YOUR TASK:
Transcribe everything in the data word for word. Pictures are left out.

RECORDED DATA:

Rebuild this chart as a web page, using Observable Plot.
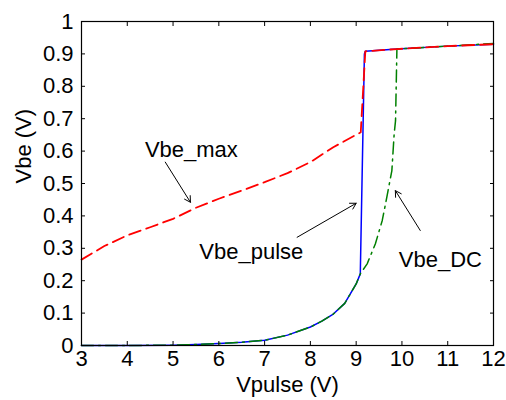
<!DOCTYPE html>
<html><head><meta charset="utf-8">
<script src="https://cdn.jsdelivr.net/npm/d3@7"></script>
<script src="https://cdn.jsdelivr.net/npm/@observablehq/plot@0.6"></script>
<style>html,body{margin:0;padding:0;background:#fff;}</style>
</head><body><div id="chart"></div>
<script>
// Axis ticks
const xTicks = [3, 4, 5, 6, 7, 8, 9, 10, 11, 12];
const xTickLabels = ["3", "4", "5", "6", "7", "8", "9", "10", "11", "12"];
const yTicks = [0, 0.1, 0.2, 0.3, 0.4, 0.5, 0.6, 0.7, 0.8, 0.9, 1];
const yTickLabels = ["0", "0.1", "0.2", "0.3", "0.4", "0.5", "0.6", "0.7", "0.8", "0.9", "1"];
const xLabel = "Vpulse (V)";
const yLabel = "Vbe (V)";

// Vbe_pulse (blue solid)
const pulseX = [3, 4, 5, 5.5, 6, 6.5, 7, 7.5, 8, 8.25, 8.5, 8.75, 9, 9.09, 9.18, 9.2, 9.89, 11, 12];
const pulseY = [0, 0, 0.001, 0.003, 0.006, 0.01, 0.016, 0.032, 0.057, 0.075, 0.097, 0.13, 0.19, 0.221, 0.9, 0.908, 0.915, 0.924, 0.93];

// Vbe_DC (green dash-dot)
const dcX = [3, 4, 5, 5.5, 6, 6.5, 7, 7.5, 8, 8.25, 8.5, 8.75, 9, 9.09, 9.24, 9.42, 9.57, 9.67, 9.78, 9.83, 9.86, 9.89, 11, 12];
const dcY = [0, 0, 0.001, 0.003, 0.006, 0.01, 0.016, 0.032, 0.057, 0.075, 0.097, 0.13, 0.19, 0.221, 0.252, 0.314, 0.386, 0.458, 0.54, 0.653, 0.694, 0.915, 0.924, 0.932];

// Vbe_max (red dashed)
const maxX = [3, 3.5, 4, 4.5, 5, 5.5, 6, 6.5, 7, 7.5, 8, 8.5, 9.1, 9.2, 9.89, 11, 12];
const maxY = [0.265, 0.307, 0.34, 0.365, 0.391, 0.425, 0.453, 0.478, 0.504, 0.532, 0.566, 0.612, 0.658, 0.908, 0.915, 0.924, 0.93];

// Annotations
const noteText = ["Vbe_max", "Vbe_pulse", "Vbe_DC"];
const noteX = [5.40, 6.71, 10.84];
const noteY = [0.603, 0.289, 0.263];
const arrowX1 = [4.83, 7.71, 10.40];
const arrowY1 = [0.566, 0.334, 0.355];
const arrowX2 = [5.38, 9.0, 9.856];
const arrowY2 = [0.442, 0.439, 0.478];

const toPts = (xs, ys) => xs.map((x, i) => ({x, y: ys[i]}));
const pulse = toPts(pulseX, pulseY);
const dc = toPts(dcX, dcY);
const vmax = toPts(maxX, maxY);
const notes = noteText.map((t, i) => ({t, x: noteX[i], y: noteY[i]}));
const arrows = arrowX1.map((x1, i) => ({x1, y1: arrowY1[i], x2: arrowX2[i], y2: arrowY2[i]}));

const chart = Plot.plot({
  width: 506, height: 400,
  marginLeft: 81, marginRight: 13, marginTop: 21, marginBottom: 55,
  style: {fontFamily: "'Liberation Sans', Arial, Helvetica, sans-serif", fontSize: "22px", color: "black", background: "white"},
  x: {domain: [3, 12], axis: null},
  y: {domain: [0, 1], axis: null},
  marks: [
    Plot.line(pulse, {x: "x", y: "y", stroke: "#0000ff", strokeWidth: 1.5}),
    Plot.line(dc, {x: "x", y: "y", stroke: "#008000", strokeWidth: 1.5, strokeDasharray: "12,5,2,5"}),
    Plot.line(vmax, {x: "x", y: "y", stroke: "#ff0000", strokeWidth: 1.8, strokeDasharray: "12,6"}),
    Plot.frame({stroke: "black", strokeWidth: 1.2}),
    Plot.axisX(xTicks, {anchor: "bottom", tickSize: 4, dy: -4, fill: "none", label: null, stroke: "black"}),
    Plot.axisX(xTicks, {anchor: "top", tickSize: 4, dy: 4, fill: "none", label: null, stroke: "black"}),
    Plot.axisY(yTicks, {anchor: "left", tickSize: 4, dx: 4, fill: "none", label: null, stroke: "black"}),
    Plot.axisY(yTicks, {anchor: "right", tickSize: 4, dx: -4, fill: "none", label: null, stroke: "black"}),
    Plot.axisX(xTicks, {anchor: "bottom", tickSize: 0, tickPadding: 5, label: null, fill: "black",
      tickFormat: d => xTickLabels[xTicks.indexOf(d)]}),
    Plot.axisY(yTicks, {anchor: "left", tickSize: 0, tickPadding: 8, label: null, fill: "black",
      tickFormat: d => yTickLabels[yTicks.indexOf(d)]}),
    Plot.text([xLabel], {frameAnchor: "bottom", dy: 46, text: d => d, fill: "black"}),
    Plot.text([yLabel], {frameAnchor: "left", dx: -58, rotate: -90, text: d => d, fill: "black"}),
    Plot.arrow(arrows, {x1: "x1", y1: "y1", x2: "x2", y2: "y2", stroke: "black", strokeWidth: 1, headLength: 10, headAngle: 60}),
    Plot.text(notes, {x: "x", y: "y", text: "t", fill: "black"})
  ]
});
document.getElementById("chart").append(chart);
</script>
</body></html>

EXERCISE RESULT:
Rebuild this chart as a web page, using Observable Plot.
<!DOCTYPE html>
<html><head><meta charset="utf-8">
<script src="https://cdn.jsdelivr.net/npm/d3@7"></script>
<script src="https://cdn.jsdelivr.net/npm/@observablehq/plot@0.6"></script>
<style>html,body{margin:0;padding:0;background:#fff;}</style>
</head><body><div id="chart"></div>
<script>
// Axis ticks
const xTicks = [3, 4, 5, 6, 7, 8, 9, 10, 11, 12];
const xTickLabels = ["3", "4", "5", "6", "7", "8", "9", "10", "11", "12"];
const yTicks = [0, 0.1, 0.2, 0.3, 0.4, 0.5, 0.6, 0.7, 0.8, 0.9, 1];
const yTickLabels = ["0", "0.1", "0.2", "0.3", "0.4", "0.5", "0.6", "0.7", "0.8", "0.9", "1"];
const xLabel = "Vpulse (V)";
const yLabel = "Vbe (V)";

// Vbe_pulse (blue solid)
const pulseX = [3, 4, 5, 5.5, 6, 6.5, 7, 7.5, 8, 8.25, 8.5, 8.75, 9, 9.09, 9.18, 9.2, 9.89, 11, 12];
const pulseY = [0, 0, 0.001, 0.003, 0.006, 0.01, 0.016, 0.032, 0.057, 0.075, 0.097, 0.13, 0.19, 0.221, 0.9, 0.908, 0.915, 0.924, 0.93];

// Vbe_DC (green dash-dot)
const dcX = [3, 4, 5, 5.5, 6, 6.5, 7, 7.5, 8, 8.25, 8.5, 8.75, 9, 9.09, 9.24, 9.42, 9.57, 9.67, 9.78, 9.83, 9.86, 9.89, 11, 12];
const dcY = [0, 0, 0.001, 0.003, 0.006, 0.01, 0.016, 0.032, 0.057, 0.075, 0.097, 0.13, 0.19, 0.221, 0.252, 0.314, 0.386, 0.458, 0.54, 0.653, 0.694, 0.915, 0.924, 0.932];

// Vbe_max (red dashed)
const maxX = [3, 3.5, 4, 4.5, 5, 5.5, 6, 6.5, 7, 7.5, 8, 8.5, 9.1, 9.2, 9.89, 11, 12];
const maxY = [0.265, 0.307, 0.34, 0.365, 0.391, 0.425, 0.453, 0.478, 0.504, 0.532, 0.566, 0.612, 0.658, 0.908, 0.915, 0.924, 0.93];

// Annotations
const noteText = ["Vbe_max", "Vbe_pulse", "Vbe_DC"];
const noteX = [5.40, 6.71, 10.84];
const noteY = [0.603, 0.289, 0.263];
const arrowX1 = [4.83, 7.71, 10.40];
const arrowY1 = [0.566, 0.334, 0.355];
const arrowX2 = [5.38, 9.0, 9.856];
const arrowY2 = [0.442, 0.439, 0.478];

const toPts = (xs, ys) => xs.map((x, i) => ({x, y: ys[i]}));
const pulse = toPts(pulseX, pulseY);
const dc = toPts(dcX, dcY);
const vmax = toPts(maxX, maxY);
const notes = noteText.map((t, i) => ({t, x: noteX[i], y: noteY[i]}));
const arrows = arrowX1.map((x1, i) => ({x1, y1: arrowY1[i], x2: arrowX2[i], y2: arrowY2[i]}));

const chart = Plot.plot({
  width: 506, height: 400,
  marginLeft: 81, marginRight: 13, marginTop: 21, marginBottom: 55,
  style: {fontFamily: "'Liberation Sans', Arial, Helvetica, sans-serif", fontSize: "22px", color: "black", background: "white"},
  x: {domain: [3, 12], axis: null},
  y: {domain: [0, 1], axis: null},
  marks: [
    Plot.line(pulse, {x: "x", y: "y", stroke: "#0000ff", strokeWidth: 1.5}),
    Plot.line(dc, {x: "x", y: "y", stroke: "#008000", strokeWidth: 1.5, strokeDasharray: "12,5,2,5"}),
    Plot.line(vmax, {x: "x", y: "y", stroke: "#ff0000", strokeWidth: 1.8, strokeDasharray: "12,6"}),
    Plot.frame({stroke: "black", strokeWidth: 1.2}),
    Plot.axisX(xTicks, {anchor: "bottom", tickSize: 4, dy: -4, fill: "none", label: null, stroke: "black"}),
    Plot.axisX(xTicks, {anchor: "top", tickSize: 4, dy: 4, fill: "none", label: null, stroke: "black"}),
    Plot.axisY(yTicks, {anchor: "left", tickSize: 4, dx: 4, fill: "none", label: null, stroke: "black"}),
    Plot.axisY(yTicks, {anchor: "right", tickSize: 4, dx: -4, fill: "none", label: null, stroke: "black"}),
    Plot.axisX(xTicks, {anchor: "bottom", tickSize: 0, tickPadding: 5, label: null, fill: "black",
      tickFormat: d => xTickLabels[xTicks.indexOf(d)]}),
    Plot.axisY(yTicks, {anchor: "left", tickSize: 0, tickPadding: 8, label: null, fill: "black",
      tickFormat: d => yTickLabels[yTicks.indexOf(d)]}),
    Plot.text([xLabel], {frameAnchor: "bottom", dy: 46, text: d => d, fill: "black"}),
    Plot.text([yLabel], {frameAnchor: "left", dx: -58, rotate: -90, text: d => d, fill: "black"}),
    Plot.arrow(arrows, {x1: "x1", y1: "y1", x2: "x2", y2: "y2", stroke: "black", strokeWidth: 1, headLength: 10, headAngle: 60}),
    Plot.text(notes, {x: "x", y: "y", text: "t", fill: "black"})
  ]
});
document.getElementById("chart").append(chart);
</script>
</body></html>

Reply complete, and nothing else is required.